This class provides an introduction to major trends in the theory of film, from the 1920s to the present. Topics include theories of silent film, formalism (Eisenstein), realism (Bazin), psychoanalytic theory, feminist theory, auteur theory, genre theory, theories of cinephilia, theories of sound, political approaches, film and philosophy, theories of cinematic embodiment, and recent approaches that deal with the currently evolving digital technologies and with the relations of film to new media (video, television, computer games).
The main writing assignments for this class are weekly responses to the theoretical readings. These are due every Monday; in every case, they are responses to the readings that we discussed in class during the previous week. The first response is due on January 24 (responding to the readings discussed on January 19), and they are due every Monday thereafter throughout the semester. All in all, there are thirteen responses due, of which you must do at least ten. (If you do more than ten, the ones with the lowest grades will be dropped).
The only exception to this rule is if you are an English major taking this class in order to fulfill the Writing Intensive requirement. In this case, you need only write five weekly responses. In place of the other five, you must instead write a final paper (10-12 pages), due on the last day of class (April 25). Instructions for the final paper can be found here.
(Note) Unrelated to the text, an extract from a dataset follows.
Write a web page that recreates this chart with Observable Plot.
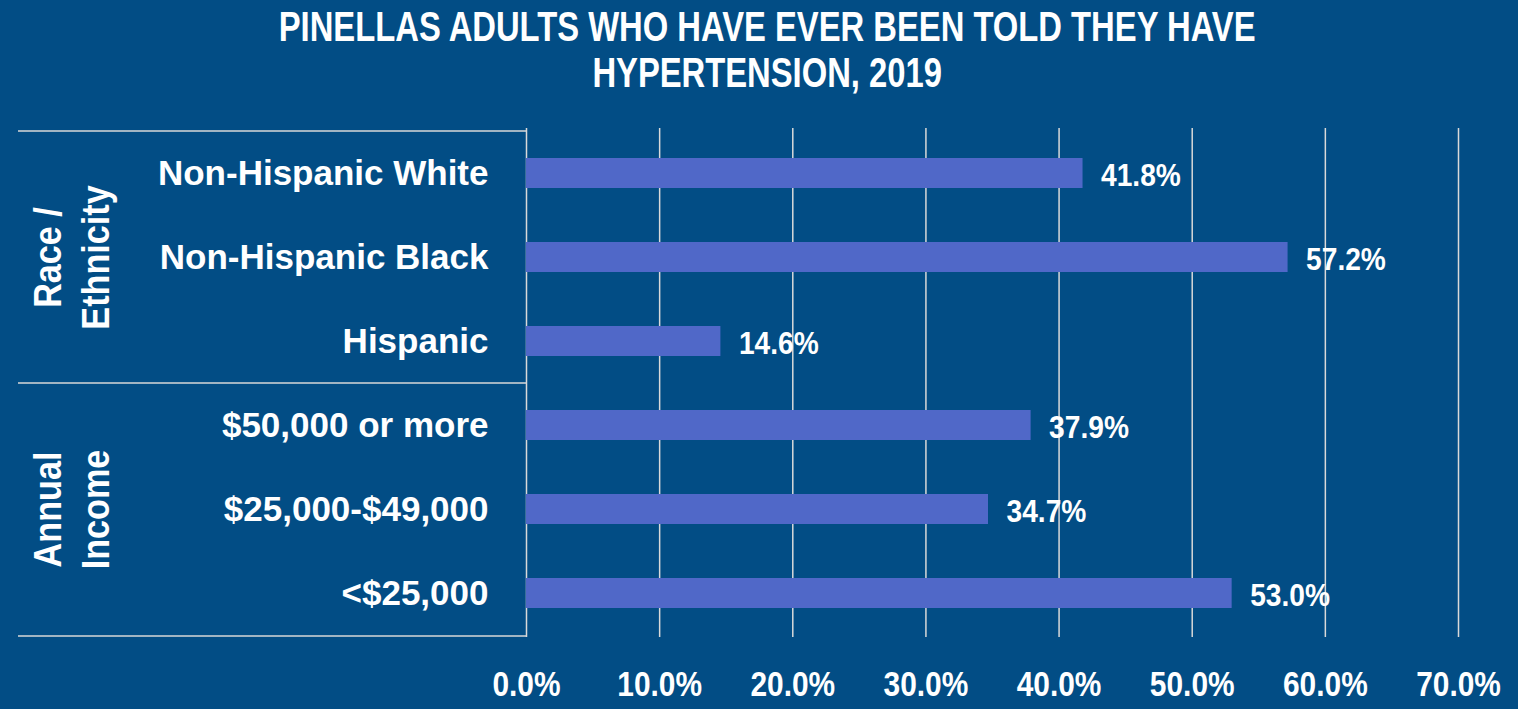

One textbook has been ordered for the class:
Film Theory and Criticism, 7th Edition, edited by Leo Braudy and Marshall Cohen.
It is available at Marwil Bookstore, 4870 Cass.
Readings from this textbook will be designated by: (BC).
Other readings will be available and linked online.
Jan. 10, 12: INTRODUCTION
Edgar Ulmer, Detour (1945)
Guy Maddin, My Winnipeg (2008)
Jan. 19: MODERNITY AND THE SILENT FILM
Early Cinema (short films, 1895-1910)
Jan. 24, 26: EISENSTEIN, VERTOV, AND MONTAGE THEORY
Dziga Vertov, Man With a Movie Camera (1929)
Jan. 31, Feb.2: BAZIN AND REALISM
Andrea Arnold, Fish Tank (2009)
Feb. 7, 9: PSYCHOANALYTIC FILM THEORY
Alison Maclean, Crush (1992)
Sophie Fiennes, The Pervert's Guide to Cinema (with Slavoj Zizek) (2006)
Feb. 14, 16: FEMINIST FILM THEORY
Michael Powell, Peeping Tom (1961)
Feb 21, 23: THEORIZING FILM SOUND
Jacques Tati, Playtime (1967)
Feb. 28, March 2: GENRE THEORY AND AUTEUR THEORY
Howard Hawks, Only Angels Have Wings (1939)
Howard Hawks, Bringing Up Baby (1938)
March 7, 9: NARRATIVE THEORY AND STYLISTICS
Tony Scott, Domino (2005)
March 21, 23: CINEPHILIA
Nicholas Ray, Bigger Than Life (1956)
Abel Ferrara, Mary (2005)
March 28, 30: STANLEY CAVELL AND FILM THEORY
John Cassavetes, A Woman Under the Influence (1974)
April 4, 6: PHENOMENOLOGY AND THE BODY OF THE FILM
Jane Campion, The Piano (1993)
April 11, 13: GILLES DELEUZE AND FILM THEORY
Michaelangelo Antonioni, Red Desert (1964)
April 18, 20: FILM IN THE DIGITAL AGE
Gaspar Noé, Enter the Void (2009)
April 25: CONCLUSIONS; BEYOND FILM
Screening of music videos
Michel Chion, from Audio-Vision: "Television, Video Art, Music Video"
NOTE: Plagiarism is the act of copying work from books, articles, and websites without citing and documenting the source. Plagiarism includes copying language, texts, and visuals without citation (e.g., cutting and pasting from websites). Plagiarism also includes submitting papers that were written by another student or purchased from the internet. Plagiarism is a serious academic offense: the minimum penalty for plagiarism is an F for the assignment; the full penalty for plagiarism may result in an F for the course.